Kibbutz and cohousing
From: David Mandel (dlmandelrcip.com)
Date: Wed, 17 Sep 1997 02:15:22 -0500
Ruth Hirsch wrote about kibbutz:
>
>A Kibbutz is an Israeli commune.  Resources are shared.
> Households do have individual dwellings, with kitchenettes, nonetheless,
>meals are offered and usually shared in common kitchen and dining room.
> Children live together in children's housing.  They do have meals and
>evening time with family of origin.


This is about 30 years out of date. It was a gradual process, but in
virtually no kibbutz now do children sleep in separate houses. One of the
original purposes of that policy was to liberate women, since it was
assumed that they would by default assume most of the responsibility for
children if the burden were placed on the nuclear family. What happened is
complicated and subject to debate, but my take on at least one of the main
factors is that women never came close to achieving equality despite being
"liberated" from intensive caregiving for their own children. They tended
to work in services -- including collective child care, of course -- while
men worked more in income-producing branches of the kibbutz economy and
held more political power. Having also lost their traditional power base in
the nuclear family home, second and third-generation kibbutz women tended
to spearhead the demand to return to a more traditional arrangement.

In the broader context, Israel evolved from a heavily state-led, relatively
egalitarian economic system at its founding to a highly capitalist society
today. The kibbutzim, which were always utopian islands but imagined
themselves as the vanguard of a future socialist society, lost their
ideological bearings and instead adjusted to the demands of the market,
becoming quite successful capitalists, albeit with an egalitarial internal
lifestyle. Production for profit has its imperatives, and throughout the
'60s and '70s, more and more kibbutzim became large employers of cheap
labor -- mostly Arabs and Jews from Middle Eastern countries, while the
vast majority of kibbutz members were and are of European Jewish
background. A sociological transformation followed in that the kibbutzim
became identified with the elitist, sometimes racist Labor Party
establishment. It was defeated for the first time in 1977 by the more
militant nationalist rightist/fundamentalist camp, with most of the votes
coming from the working class and culturally disenfranchised non-Europeans.


The kibbutzim passed through a severe economic crisis in the late 1980s
when they gambled on the wrong side of hyperinflation and got stuck with
unmanageable debt. The political establishment bailed them out, for the
most part, but the outcome has been even further integration into the
market economy. Kibbutzim that happened to be favorably situated sold some
of their land to speculators and have become quite rich. Among them, the
next step has been extensive privatization. Incomes are no longer pooled;
different jobs come with different pay scales; the common dining room, if
it exists at all, hires crews from within or without and sells meals to
those who wish to partake. There is talk in some kibbutzim of actually
dividing up the assets among members -- a prospect that contributes to even
more elitism: while in the past kibbutzim sought out additional members to
contribute to their labor power and growth, in the current scenario, it
would just mean smaller shares of the pie for current members.

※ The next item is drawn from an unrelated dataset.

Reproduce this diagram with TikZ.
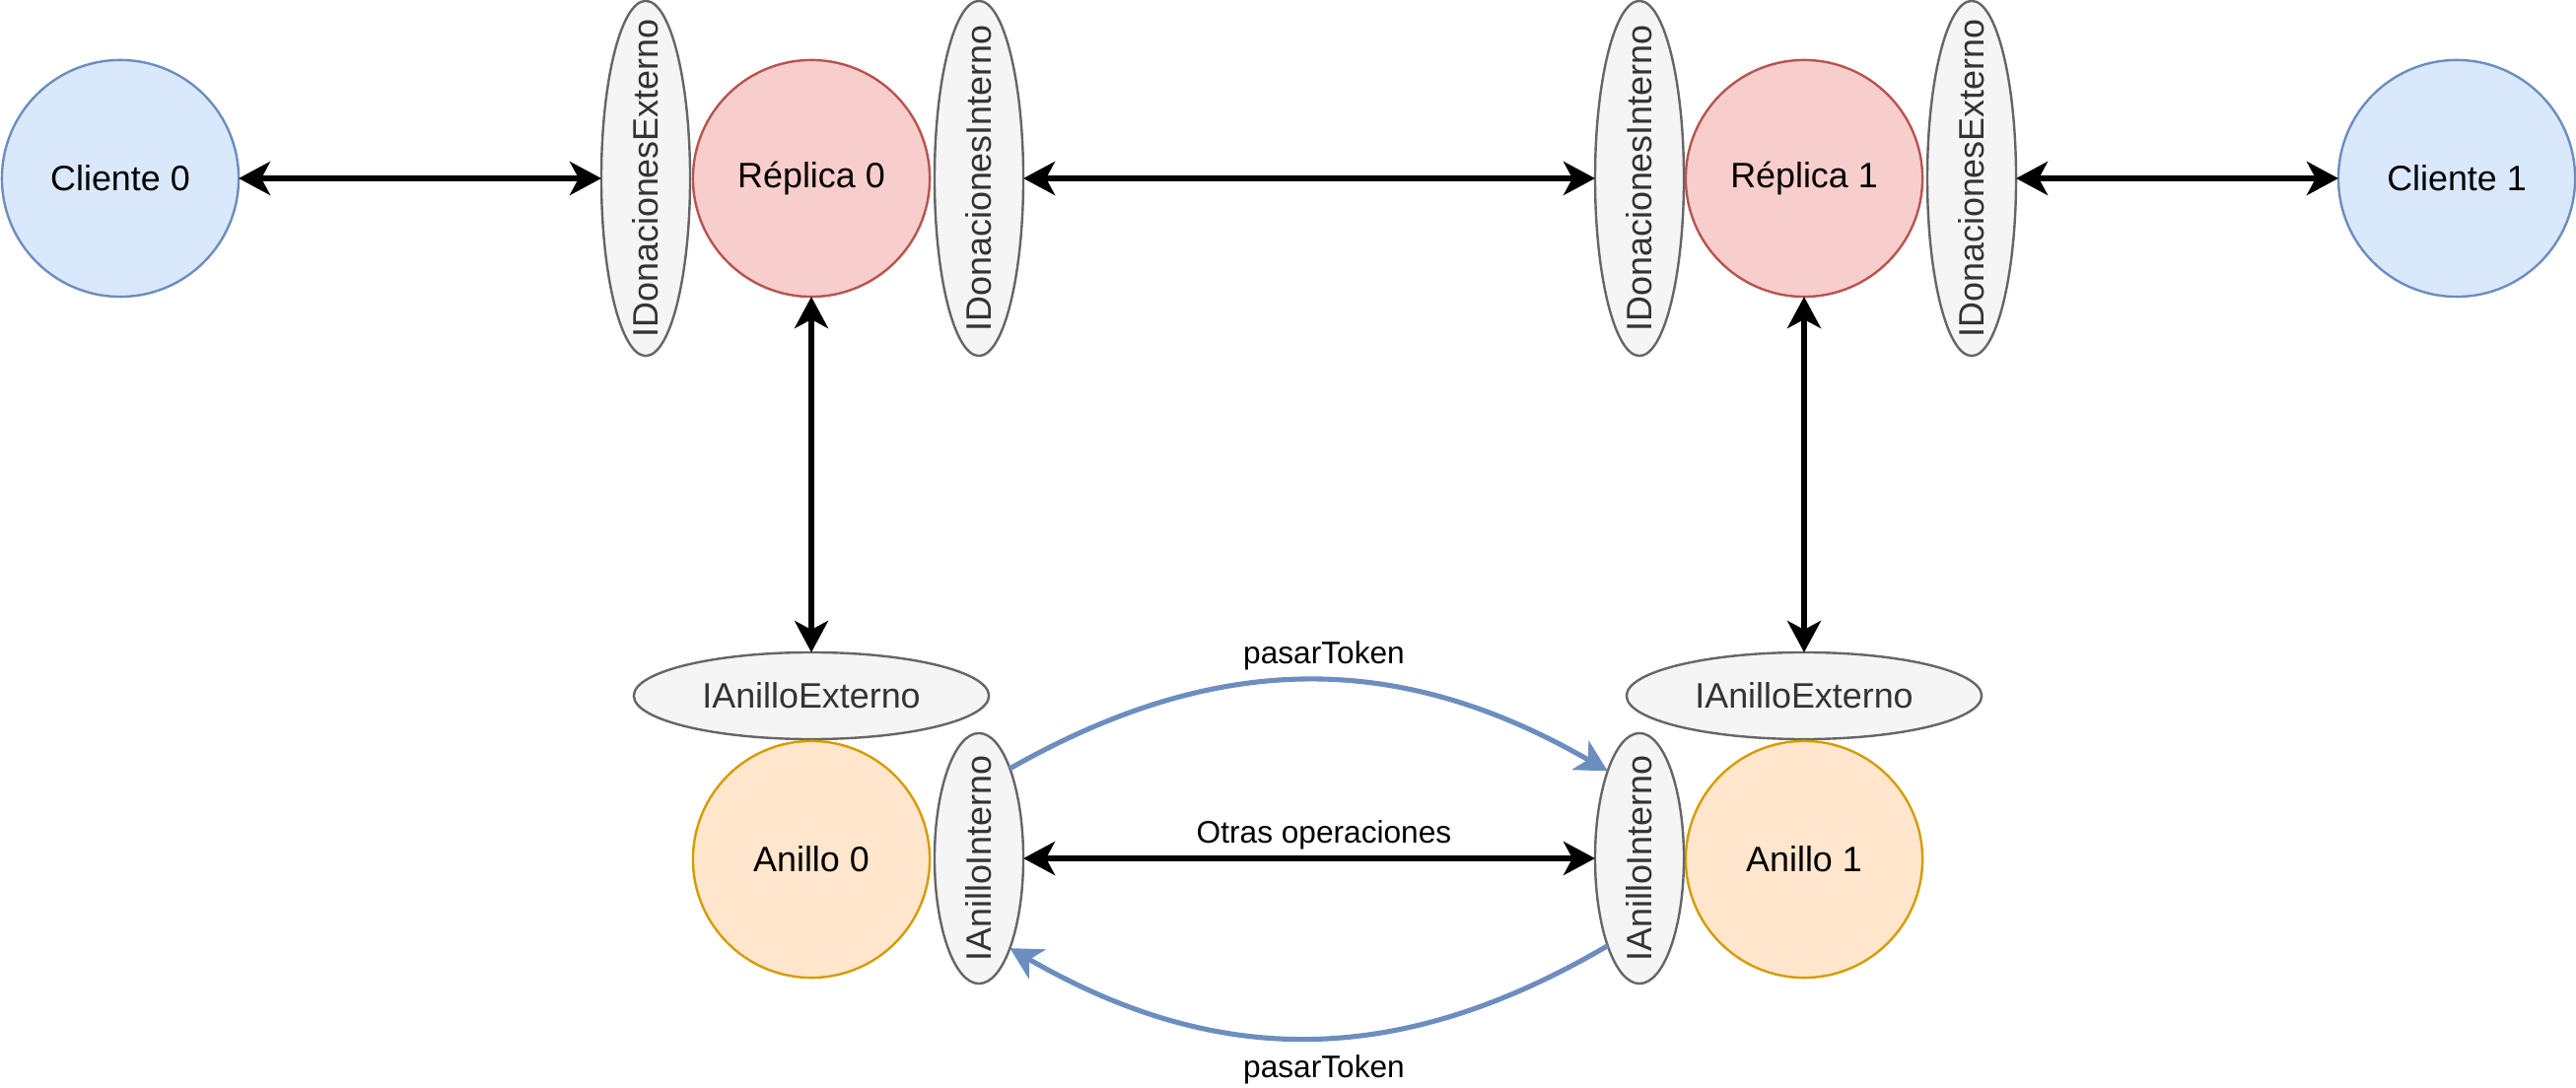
\documentclass[tikz,border=0pt]{standalone}
\usepackage{fontspec}
\setmainfont{Liberation Sans}
\usetikzlibrary{arrows.meta,shapes.geometric}
\definecolor{bluefill}{HTML}{DAE8FC}
\definecolor{bluedraw}{HTML}{6C8EBF}
\definecolor{redfill}{HTML}{F8CECC}
\definecolor{reddraw}{HTML}{B85450}
\definecolor{orfill}{HTML}{FFE6CC}
\definecolor{ordraw}{HTML}{D79B00}
\definecolor{grfill}{HTML}{F5F5F5}
\definecolor{grdraw}{HTML}{666666}
\definecolor{grtext}{HTML}{333333}
\tikzset{
  every node/.style={inner sep=0pt, outer sep=0pt},
  nodefont/.style={font=\fontsize{10.2}{12}\selectfont},
  labelfont/.style={font=\fontsize{9}{11}\selectfont},
  comp/.style={circle, minimum size=24mm, line width=0.24mm, nodefont},
  cliente/.style={comp, draw=bluedraw, fill=bluefill},
  replica/.style={comp, draw=reddraw, fill=redfill},
  anillo/.style={comp, draw=ordraw, fill=orfill},
  iface/.style={ellipse, draw=grdraw, fill=grfill, line width=0.24mm, text=grtext, nodefont},
  donface/.style={iface, minimum width=9mm, minimum height=36mm},
  anilloint/.style={iface, minimum width=9mm, minimum height=25.4mm},
  anilloext/.style={iface, minimum width=36mm, minimum height=8.8mm},
  rottext/.style={rotate=90, text=grtext, nodefont},
  biarrow/.style={line width=1.5pt, draw=black,
    arrows={Stealth[length=3.2mm,width=3.4mm,inset=0.9mm]-Stealth[length=3.2mm,width=3.4mm,inset=0.9mm]}},
  tokenarrow/.style={line width=1.45pt, draw=bluedraw,
    arrows={-Stealth[length=3.2mm,width=3.4mm,inset=0.9mm]}},
  edgelabel/.style={anchor=base, labelfont}
}
\begin{document}
\begin{tikzpicture}[x=0.01cm, y=-0.01cm]
\useasboundingbox (0,0) rectangle (2613,1104);

% top row
\node[cliente] (c0) at (122,181) {Cliente 0};
\node[donface] (de0) at (655,181) {};
\node[rottext] (tde0) at (de0.center) {IDonacionesExterno};
\node[replica] (r0) at (823,181) {Réplica 0};
\node[donface] (di0) at (993,181) {};
\node[rottext] (tdi0) at (di0.center) {IDonacionesInterno};

\node[donface] (di1) at (1663,181) {};
\node[rottext] (tdi1) at (di1.center) {IDonacionesInterno};
\node[replica] (r1) at (1830,181) {Réplica 1};
\node[donface] (de1) at (2000,181) {};
\node[rottext] (tde1) at (de1.center) {IDonacionesExterno};
\node[cliente] (c1) at (2492,181) {Cliente 1};

% bottom row
\node[anilloext] (ae0) at (823,706) {IAnilloExterno};
\node[anillo] (a0) at (823,872) {Anillo 0};
\node[anilloint] (ai0) at (993,871) {};
\node[rottext] (tai0) at (ai0.center) {IAnilloInterno};

\node[anilloext] (ae1) at (1830,706) {IAnilloExterno};
\node[anillo] (a1) at (1830,872) {Anillo 1};
\node[anilloint] (ai1) at (1663,871) {};
\node[rottext] (tai1) at (ai1.center) {IAnilloInterno};

% connectors
\draw[biarrow] (c0.east) -- (de0.west);
\draw[biarrow] (di0.east) -- (di1.west);
\draw[biarrow] (de1.east) -- (c1.west);
\draw[biarrow] (r0.south) -- (ae0.north);
\draw[biarrow] (r1.south) -- (ae1.north);
\draw[biarrow] (ai0.east) -- (ai1.west);

\draw[tokenarrow] (ai0.71) .. controls (1235,660) and (1419,660) .. (ai1.110);
\draw[tokenarrow] (ai1.250) .. controls (1419,1084) and (1235,1084) .. (ai0.289);

% labels
\node[edgelabel] (l1) at (1343,674) {pasarToken};
\node[edgelabel] (l2) at (1343,855) {Otras operaciones};
\node[edgelabel] (l3) at (1343,1093) {pasarToken};
\end{tikzpicture}
\end{document}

More isolated kibbutzim have not "evolved" this far, and even the least
egalitarian ones can still be pleasant, cooperative places to live for
those privileged enough to have a stake. In fact, the extreme devolution of
the kibbutz leads to something a lot like the cohousing idea, I sometimes
observe, with a lot of irony. The difference is that while kibbutzim once
fancied themselves to be the vanguard of socialist revolution (boy were
they naive!), cohousing here is not really setting out to confront the
basic assumptions of American capitalism, except in some very subtle and
utopian ways (sharing personal resources more effectively and using
consensus, for instance). Compared to where we're coming from, cohousing
can be a small step forward, while kibbutz, along with Stalinism, is one of
the two worst things that ever happened to the Israeli movement for
socialism.

Ah, the importance of history and context.

David Mandel, Southside Park Cohousing, Sacramento (also an Israeli citizen
and veteran peace and justice activist over there; and yes, I've spent a
year being a kibbutz farmer and shorter times at many other kibbutzim.)